Umfangreiche Rekonstruktion

In einem aufwändigen Versuch hatte die Behörde nachgestellt, was sich während des Flugtags ereignet hatte. Weil dieses Gutachten drei Jahre auf sich warten ließ, dauerte es so lange bis zur Anklageerhebung. Eine Hauptverhandlung wäre ebenfalls aufwändig. Allein die Staatsanwaltschaft hat im Frühjahr 97 Zeugen benannt, die zur Rekonstruktion des Geschehens beitragen sollen.

Thomas Bartsch, der Direktor des Amtsgerichts, weist den Vorwurf von sich, die Justiz wolle sich nur einen Mammutprozess ersparen: „Es ist nicht so, dass wir das Verfahren loswerden wollen.“ Strafbefehle seien in Fällen fahrlässiger Tötung, etwa bei Autounfällen, keine Seltenheit,  „die Folgen sind hier gravierend, aber das Verschulden ist nicht hoch“.
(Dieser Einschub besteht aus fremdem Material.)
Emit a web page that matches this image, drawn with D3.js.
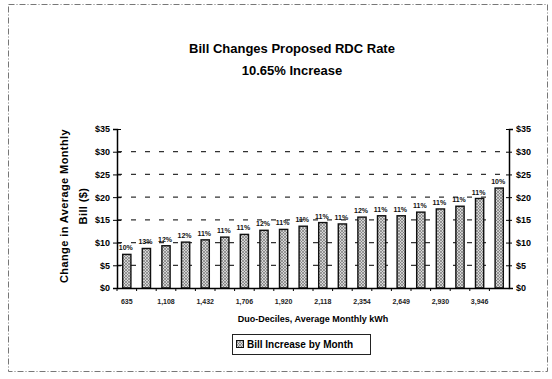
<!DOCTYPE html>
<html>
<head>
<meta charset="utf-8">
<script src="https://cdn.jsdelivr.net/npm/d3@7"></script>
<style>
  html, body { margin: 0; padding: 0; background: #fff; }
  svg { display: block; font-family: Arial, "Liberation Sans", sans-serif; }
</style>
</head>
<body>
<svg id="chart" width="552" height="379"></svg>
<script>
// ---- data ----
const groups = ["G1","G2","G3","G4","G5","G6","G7","G8","G9","G10","G11","G12","G13","G14","G15","G16","G17","G18","G19","G20"];
const billIncrease = [7.4, 8.7, 9.3, 10.1, 10.6, 11.2, 11.8, 12.7, 12.9, 13.6, 14.4, 14.1, 15.6, 15.9, 15.9, 16.7, 17.4, 18.0, 19.7, 22.0];
const pctLabels = ["10%","13%","12%","12%","11%","11%","11%","12%","11%","11%","11%","11%","12%","11%","11%","11%","11%","11%","11%","10%"];
const kwhLabels = ["635","1,108","1,432","1,706","1,920","2,118","2,354","2,649","2,930","3,946"];
const yTicks = [0, 5, 10, 15, 20, 25, 30, 35];
const titleLines = ["Bill Changes Proposed RDC Rate", "10.65% Increase"];
const yTitleLines = ["Change in Average Monthly", "Bill ($)"];
const xTitle = "Duo-Deciles, Average Monthly kWh";
const legendLabel = "Bill Increase by Month";

// ---- layout ----
const plot = { left: 117, right: 509, top: 129, bottom: 288 };
const svg = d3.select("#chart");

// pattern for bars
const defs = svg.append("defs");
const pat = defs.append("pattern").attr("id", "hatch").attr("patternUnits", "userSpaceOnUse")
  .attr("width", 3).attr("height", 3);
pat.append("rect").attr("width", 3).attr("height", 3).attr("fill", "#d4d4d4");
pat.append("path").attr("d", "M0,0 L3,3 M3,0 L0,3").attr("stroke", "#6a6a6a").attr("stroke-width", 0.6);

// outer frame
svg.append("rect").attr("x", 8.5).attr("y", 4.5).attr("width", 539).attr("height", 367)
  .attr("fill", "none").attr("stroke", "#777").attr("stroke-width", 1).attr("stroke-dasharray", "6,2,1,2");

const x = d3.scaleBand().domain(groups).range([plot.left, plot.right]).paddingInner(0.58).paddingOuter(0.29);
const y = d3.scaleLinear().domain([0, 35]).range([plot.bottom, plot.top]);

// gridlines
svg.append("g").selectAll("line").data(yTicks.filter(d => d > 0 && d < 35)).join("line")
  .attr("x1", plot.left).attr("x2", plot.right)
  .attr("y1", d => y(d)).attr("y2", d => y(d))
  .attr("stroke", "#333").attr("stroke-width", 1.2).attr("stroke-dasharray", "5,9");

// bars
svg.append("g").selectAll("rect").data(billIncrease).join("rect")
  .attr("x", (d, i) => x(groups[i]))
  .attr("width", x.bandwidth())
  .attr("y", d => y(d))
  .attr("height", d => y(0) - y(d))
  .attr("fill", "url(#hatch)").attr("stroke", "#111").attr("stroke-width", 1.4);

// bar labels
svg.append("g").selectAll("text").data(billIncrease).join("text")
  .attr("x", (d, i) => x(groups[i]) + x.bandwidth() / 2 - 1)
  .attr("y", d => y(d) - 4)
  .attr("text-anchor", "middle")
  .attr("font-size", 7).attr("font-weight", "bold").attr("fill", "#111")
  .text((d, i) => pctLabels[i]);

// left axis
const leftAxis = d3.axisLeft(y).tickValues(yTicks).tickFormat(d => "$" + d).tickSize(4).tickPadding(6);
const gl = svg.append("g").attr("transform", `translate(${plot.left},0)`).call(leftAxis);
gl.select(".domain").attr("stroke", "#000").attr("stroke-width", 1.5);
gl.selectAll(".tick line").attr("stroke", "#000").attr("x2", 4).attr("x1", -4);
gl.selectAll("text").attr("font-size", 9).attr("font-weight", "bold").attr("fill", "#000").attr("x", -7)
  .attr("font-family", "Arial, 'Liberation Sans', sans-serif");

// right axis
const rightAxis = d3.axisRight(y).tickValues(yTicks).tickFormat(d => "$" + d).tickSize(4).tickPadding(6);
const gr = svg.append("g").attr("transform", `translate(${plot.right},0)`).call(rightAxis);
gr.select(".domain").attr("stroke", "#000").attr("stroke-width", 1.5);
gr.selectAll(".tick line").attr("stroke", "#000").attr("x1", -3).attr("x2", 3);
gr.selectAll("text").attr("font-size", 9).attr("font-weight", "bold").attr("fill", "#000").attr("x", 7)
  .attr("font-family", "Arial, 'Liberation Sans', sans-serif");

// bottom axis
const tickGroups = groups.filter((g, i) => i % 2 === 0);
const bottomAxis = d3.axisBottom(x).tickValues(tickGroups)
  .tickFormat(g => kwhLabels[tickGroups.indexOf(g)]).tickSize(0).tickPadding(11);
const gb = svg.append("g").attr("transform", `translate(0,${plot.bottom})`).call(bottomAxis);
gb.select(".domain").attr("stroke", "#000").attr("stroke-width", 1.5);
gb.selectAll("text").attr("font-size", 7).attr("font-weight", "bold").attr("fill", "#222")
  .attr("font-family", "Arial, 'Liberation Sans', sans-serif");
// minor ticks at band boundaries
svg.append("g").selectAll("line").data(groups).join("line")
  .attr("x1", g => x(g) - x.step() * 0.29).attr("x2", g => x(g) - x.step() * 0.29)
  .attr("y1", plot.bottom).attr("y2", plot.bottom + 3)
  .attr("stroke", "#000").attr("stroke-width", 1);

// titles
svg.append("g").selectAll("text").data(titleLines).join("text")
  .attr("x", 292).attr("y", (d, i) => 53 + i * 22)
  .attr("text-anchor", "middle").attr("font-size", 13).attr("font-weight", "bold").attr("fill", "#000")
  .text(d => d);

// y title
svg.append("g").selectAll("text").data(yTitleLines).join("text")
  .attr("transform", (d, i) => `translate(${68 + i * 19},206) rotate(-90)`)
  .attr("text-anchor", "middle").attr("font-size", 11).attr("font-weight", "bold").attr("fill", "#000")
  .attr("letter-spacing", 0.4)
  .text(d => d);

// x title
svg.append("text").attr("x", 313).attr("y", 322).attr("text-anchor", "middle")
  .attr("font-size", 9).attr("font-weight", "bold").attr("fill", "#000").text(xTitle);

// legend
const lg = svg.append("g");
lg.append("rect").attr("x", 232.5).attr("y", 334.5).attr("width", 138).attr("height", 20)
  .attr("fill", "#fff").attr("stroke", "#222").attr("stroke-width", 1);
lg.append("rect").attr("x", 236.5).attr("y", 340.5).attr("width", 7).attr("height", 7)
  .attr("fill", "url(#hatch)").attr("stroke", "#111").attr("stroke-width", 1);
lg.append("text").attr("x", 247).attr("y", 348).attr("font-size", 10).attr("font-weight", "bold")
  .attr("fill", "#000").text(legendLabel);
</script>
</body>
</html>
Glimpflich endet die juristische Aufarbeitung indes für den Veranstaltungsleiter des Laufer Segelflugclubs und zwei Mitarbeiter des Luftamts Nordbayern. Das Ermittlungsverfahren gegen sie wurde bereits vor Monaten eingestellt. Zwar saßen die Zuschauer nach dem Ergebnis des BFU-Gutachtens zu nah an der Piste, doch auch die im Sicherheitskonzept der Veranstaltung angesetzten 50 Meter hätten das Unglück nicht verhindern können, so die Überzeugung der Staatsanwaltschaft.